PayPal’s March Into the High Street
The readers of this blog and Celent clients with access to our reports will know that when we talk about “mobile payments” we are careful to specify what we mean by it. While many talk about NFC payments, we prefer to discuss “mobile at the retail point-of-sale”, recognising the diversity of ways how a mobile could be used to make a payment. Last year we predicted that the biggest rival to the emerging NFC solutions (and a threat to the banks and card issuers) would be PayPal with its “wallet-in-the-cloud” approach to in-store mobile payments.
This week PayPal announced two massive steps in that direction – a deal with two large POS manufacturers, Verifone and Equinox, and new relationships with 15 retailers, including household names, such as Abercrombie & Fitch, American Eagle Outfitters, Barnes & Noble, Foot Locker, JC Penney, Office Depot, and Toys “R” Us among others. This is in addition to the last year’s pilot with Home Depot, which has now seen the solution rolled out to 2,000 stores. Some of the press has already called PayPal the “world’s fifth payments network.”
In case you are not familiar with PayPal’s in-store vision, essentially, you are checking out with your PayPal account rather than your Visa/ MasterCard/ Amex card or cash. You may have a PayPal card, but it’s simply a way to identify and communicate your PayPal account credentials. The same could be achieved by entering your mobile phone and a PIN into the terminal. The solution does not rely on NFC, so the consumers don’t have to purchase NFC-equipped handsets and merchants don’t have to do hardware upgrades to their terminals. Usually, software upgrade is sufficient, which is why the deals with POS manufacturers as well as POS software developers are crucial to make it easy to the merchants.
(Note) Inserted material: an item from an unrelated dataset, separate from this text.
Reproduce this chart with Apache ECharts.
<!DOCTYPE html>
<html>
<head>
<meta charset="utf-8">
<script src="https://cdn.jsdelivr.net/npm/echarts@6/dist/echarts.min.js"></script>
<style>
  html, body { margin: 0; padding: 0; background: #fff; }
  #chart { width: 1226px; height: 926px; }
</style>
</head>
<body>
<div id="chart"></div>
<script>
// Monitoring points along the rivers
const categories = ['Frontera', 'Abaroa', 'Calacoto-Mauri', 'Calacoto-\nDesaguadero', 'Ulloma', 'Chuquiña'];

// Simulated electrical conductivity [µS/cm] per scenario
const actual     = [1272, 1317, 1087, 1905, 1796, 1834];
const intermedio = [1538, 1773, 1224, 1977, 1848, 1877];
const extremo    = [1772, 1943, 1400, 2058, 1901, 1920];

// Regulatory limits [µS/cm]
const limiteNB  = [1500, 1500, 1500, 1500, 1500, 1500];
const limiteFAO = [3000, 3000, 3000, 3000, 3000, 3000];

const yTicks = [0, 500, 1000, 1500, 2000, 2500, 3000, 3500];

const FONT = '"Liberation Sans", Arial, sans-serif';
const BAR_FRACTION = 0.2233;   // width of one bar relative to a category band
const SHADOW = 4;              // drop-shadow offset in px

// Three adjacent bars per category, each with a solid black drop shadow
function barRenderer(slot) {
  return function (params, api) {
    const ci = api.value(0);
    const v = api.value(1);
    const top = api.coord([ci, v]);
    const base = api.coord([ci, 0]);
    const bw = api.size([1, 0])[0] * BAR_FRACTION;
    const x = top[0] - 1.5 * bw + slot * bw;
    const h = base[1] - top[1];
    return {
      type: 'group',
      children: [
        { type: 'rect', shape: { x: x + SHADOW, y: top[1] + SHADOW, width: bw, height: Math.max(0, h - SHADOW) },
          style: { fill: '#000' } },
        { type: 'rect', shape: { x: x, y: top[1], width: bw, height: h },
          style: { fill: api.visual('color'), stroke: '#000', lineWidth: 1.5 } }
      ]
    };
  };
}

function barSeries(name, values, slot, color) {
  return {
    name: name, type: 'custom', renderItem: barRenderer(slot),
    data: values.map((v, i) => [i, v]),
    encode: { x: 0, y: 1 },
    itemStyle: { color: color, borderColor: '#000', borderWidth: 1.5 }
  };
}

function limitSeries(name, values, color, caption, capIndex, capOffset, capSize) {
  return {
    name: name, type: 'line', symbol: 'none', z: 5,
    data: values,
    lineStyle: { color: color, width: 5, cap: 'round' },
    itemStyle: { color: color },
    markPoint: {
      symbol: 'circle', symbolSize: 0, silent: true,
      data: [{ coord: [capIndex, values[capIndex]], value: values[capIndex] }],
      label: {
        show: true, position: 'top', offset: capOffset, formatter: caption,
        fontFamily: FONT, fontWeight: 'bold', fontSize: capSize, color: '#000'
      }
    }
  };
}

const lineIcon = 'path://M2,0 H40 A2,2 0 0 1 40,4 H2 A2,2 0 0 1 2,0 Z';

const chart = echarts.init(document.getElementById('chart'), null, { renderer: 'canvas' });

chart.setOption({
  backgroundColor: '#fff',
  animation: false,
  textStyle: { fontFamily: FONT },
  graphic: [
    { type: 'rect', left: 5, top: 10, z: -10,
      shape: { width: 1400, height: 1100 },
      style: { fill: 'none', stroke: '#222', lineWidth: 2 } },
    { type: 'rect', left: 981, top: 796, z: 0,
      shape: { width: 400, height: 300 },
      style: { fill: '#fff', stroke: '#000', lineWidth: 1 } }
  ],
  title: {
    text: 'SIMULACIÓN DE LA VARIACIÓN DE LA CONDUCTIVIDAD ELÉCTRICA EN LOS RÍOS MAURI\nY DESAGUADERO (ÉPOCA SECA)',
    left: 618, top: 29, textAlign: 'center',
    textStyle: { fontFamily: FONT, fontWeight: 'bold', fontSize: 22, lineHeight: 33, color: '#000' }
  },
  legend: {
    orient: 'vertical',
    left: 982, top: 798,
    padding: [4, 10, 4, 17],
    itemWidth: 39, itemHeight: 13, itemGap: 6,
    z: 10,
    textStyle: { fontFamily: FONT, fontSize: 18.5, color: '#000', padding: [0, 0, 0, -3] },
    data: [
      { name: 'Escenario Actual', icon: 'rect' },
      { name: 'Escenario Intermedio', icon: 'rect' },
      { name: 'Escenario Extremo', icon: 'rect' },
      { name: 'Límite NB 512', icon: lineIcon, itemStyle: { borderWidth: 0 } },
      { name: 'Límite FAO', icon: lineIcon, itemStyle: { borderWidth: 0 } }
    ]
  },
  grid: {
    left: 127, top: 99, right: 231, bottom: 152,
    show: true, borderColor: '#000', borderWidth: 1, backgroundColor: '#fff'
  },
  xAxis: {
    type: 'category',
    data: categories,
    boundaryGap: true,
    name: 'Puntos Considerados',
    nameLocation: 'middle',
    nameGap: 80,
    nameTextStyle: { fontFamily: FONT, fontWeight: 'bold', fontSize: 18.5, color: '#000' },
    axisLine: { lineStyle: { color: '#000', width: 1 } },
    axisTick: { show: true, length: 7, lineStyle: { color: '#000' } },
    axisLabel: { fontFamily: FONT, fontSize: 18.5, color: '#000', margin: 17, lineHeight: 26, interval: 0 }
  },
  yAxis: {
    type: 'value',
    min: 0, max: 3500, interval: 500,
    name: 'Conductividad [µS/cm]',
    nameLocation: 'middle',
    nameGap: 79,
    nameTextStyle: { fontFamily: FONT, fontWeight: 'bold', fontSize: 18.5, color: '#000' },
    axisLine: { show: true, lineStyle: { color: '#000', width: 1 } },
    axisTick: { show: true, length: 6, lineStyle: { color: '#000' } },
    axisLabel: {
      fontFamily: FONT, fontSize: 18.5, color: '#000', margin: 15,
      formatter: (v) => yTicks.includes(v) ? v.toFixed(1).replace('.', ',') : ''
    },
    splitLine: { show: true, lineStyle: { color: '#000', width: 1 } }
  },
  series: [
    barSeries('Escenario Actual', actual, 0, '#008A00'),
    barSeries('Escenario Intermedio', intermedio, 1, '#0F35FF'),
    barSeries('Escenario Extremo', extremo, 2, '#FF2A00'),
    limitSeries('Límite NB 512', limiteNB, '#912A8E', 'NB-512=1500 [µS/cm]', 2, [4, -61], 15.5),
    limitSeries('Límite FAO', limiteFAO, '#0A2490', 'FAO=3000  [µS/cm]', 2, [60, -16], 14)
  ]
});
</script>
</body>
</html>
Of course, the merchants still need to have a commercial agreement with PayPal to accept it as a payment method, which is why securing relationships with the US leading merchants is so important. However, PayPal understands very well that scaling up the merchant relationships on a global basis is going to be the hardest task in creating a truly universal payments scheme. That could be one of the reasons why PayPal continues to position itself as a “bank’s friend” – it understands how difficult it would be to achieve the necessary global scale on its own. However, that would require to “open up the scheme” and go from a three-party to a four-party model. Would PayPal be prepared to do that? Would banks be willing to join in?